Hartley é o que a garotada hoje em dia chamaria de “indie de
raiz”, tudo nele é genuíno. Com baixíssimo orçamento e apenas onze dias de
filmagens ele firmou seus pés no delicioso “The Unbelievable Truth”, evoluiu o
conceito em “Trust” e “Simple Men”, explorou os limites no excelente “Amateur”,
alcançou maturidade em “Henry Fool” e, quando a regra do jogo dizia que havia
chegado o momento de lucrar com sua imagem, abraçar o sistema e, de certa
forma, aceitar ser domesticado criativamente pela indústria, o nova-iorquino
atacou com sua obra tematicamente mais corajosa: “No Such Thing”. Esta conduta
artisticamente íntegra se mantém clara em seus trabalhos recentes. Audacioso,
ele financiou com a ajuda dos fãs em uma campanha no Kickstarter, “Meanwhile”, talvez
seu esforço audiovisual mais radical, filmado com uma Canon 5D DSLR e idealizado
para a tela pequena. Ao contrário dos anteriores, que essencialmente lidavam
com a subversão de convenções de variados gêneros, desta feita ele estabelece
linguagem própria, inserindo uma generosa dose de inspiração autobiográfica na
figura do renomado escritor vivido por Stephen Ellis, que se encontra com o protagonista,
o esforçado e azarado Joe (D.J. Mendel), em um bar de Manhattan para discutir
as dificuldades de se lutar por um lugar ao sol na selva de pedra.

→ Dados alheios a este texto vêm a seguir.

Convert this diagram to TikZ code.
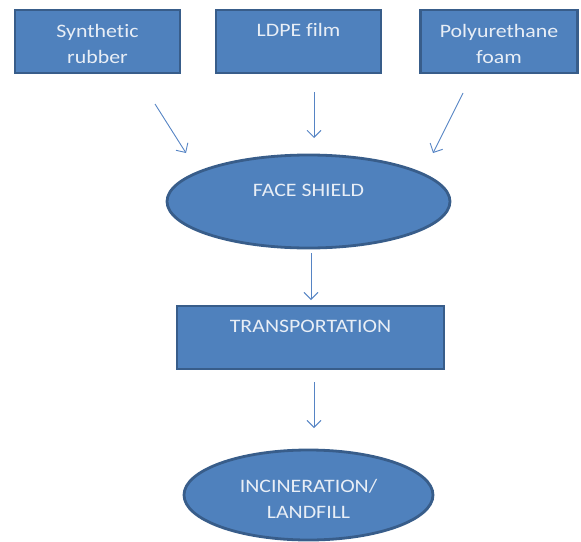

O
personagem, inspirado pelo Leopold Bloom, do “Ulisses” de James Joyce,
simboliza a natureza múltipla e complexa do ser humano, as suas várias facetas
são destrinchadas na estrutura narrativa em capítulos numerados.
Acompanhamos o desencantado homem de meia-idade em sua complicada
jornada até o escritório da produtora “Possible Films”, esperto exercício
metalinguístico, na tentativa de vender sua história e garantir mais algum
tempo de sobrevivência financeira na área. Com sua conta bancária congelada por
atraso no pagamento dos impostos, ele se agarra a alguns trocados e realiza
todo tipo de bico, cruzando no caminho com figuras tão angustiadas quanto ele,
como a melancólica mulher (Chelsea Crowe) que deseja pular de uma ponte para a
morte certa, ou a jovem (Kanstance Frakes) que desabafa seus problemas perceptivelmente
fragilizada e emoldurada pela melosa trilha sonora propositalmente manipuladora,
bruscamente interrompida pela frieza de seu interlocutor que a abandona no meio
do discurso sem cerimônia alguma. Há no ar uma opressiva sensação de desamparo,
do triste rapaz esmolando na calçada com uma placa informando sua qualificação
para trabalhar, passando pelo ilusório conforto profissional do irmão caçula (Scott
Shepherd) de Joe, executivo preso em uma rotina que já não representa nada em
sua vida, até uma amargurada ex-namorada (Christine Holt) que não conseguiu
superar o fato de que foi trocada por uma garota muito mais jovem, parece que a
sociedade cria regras com a intenção de desumanizar os indivíduos e
conscientemente apressar uma suicida corrida rumo à extinção, como a freudiana
pulsão de morte que estimula as diversas teorias de fim do mundo que pululam na
mídia com incrível frequência.
Quando é questionado no bar sobre a razão que o leva a
buscar diferentes atividades, ele defende inteligentemente que é mais difícil
abater um alvo em movimento. O ato de evitar se focar em apenas uma linha de
atuação, leitmotiv da obra, potencializa o contexto apocalíptico de extrema
injustiça em que poucos privilegiados alcançam facilmente e, muitas das vezes,
sem talento, os seus objetivos, restando as sobras para serem disputadas pela
multidão de comuns. É quando o autor, alter ego do diretor, surpreende Joe ao
afirmar que o sucesso afasta os riscos, elemento fundamental na equação
desafiadora que todo artista deve se empenhar em resolver. A felicidade, apesar
de ser difícil de acreditar, está exatamente no conflito, repousando entre
espasmos de angústia.
* Texto escrito para o catálogo da Mostra "O Cinema de Hal Hartley", com a curadoria de Leonardo Luiz Ferreira, que foi apresentada de 23 de janeiro a 04 de fevereiro de 2018, na CAIXA Cultural (RJ).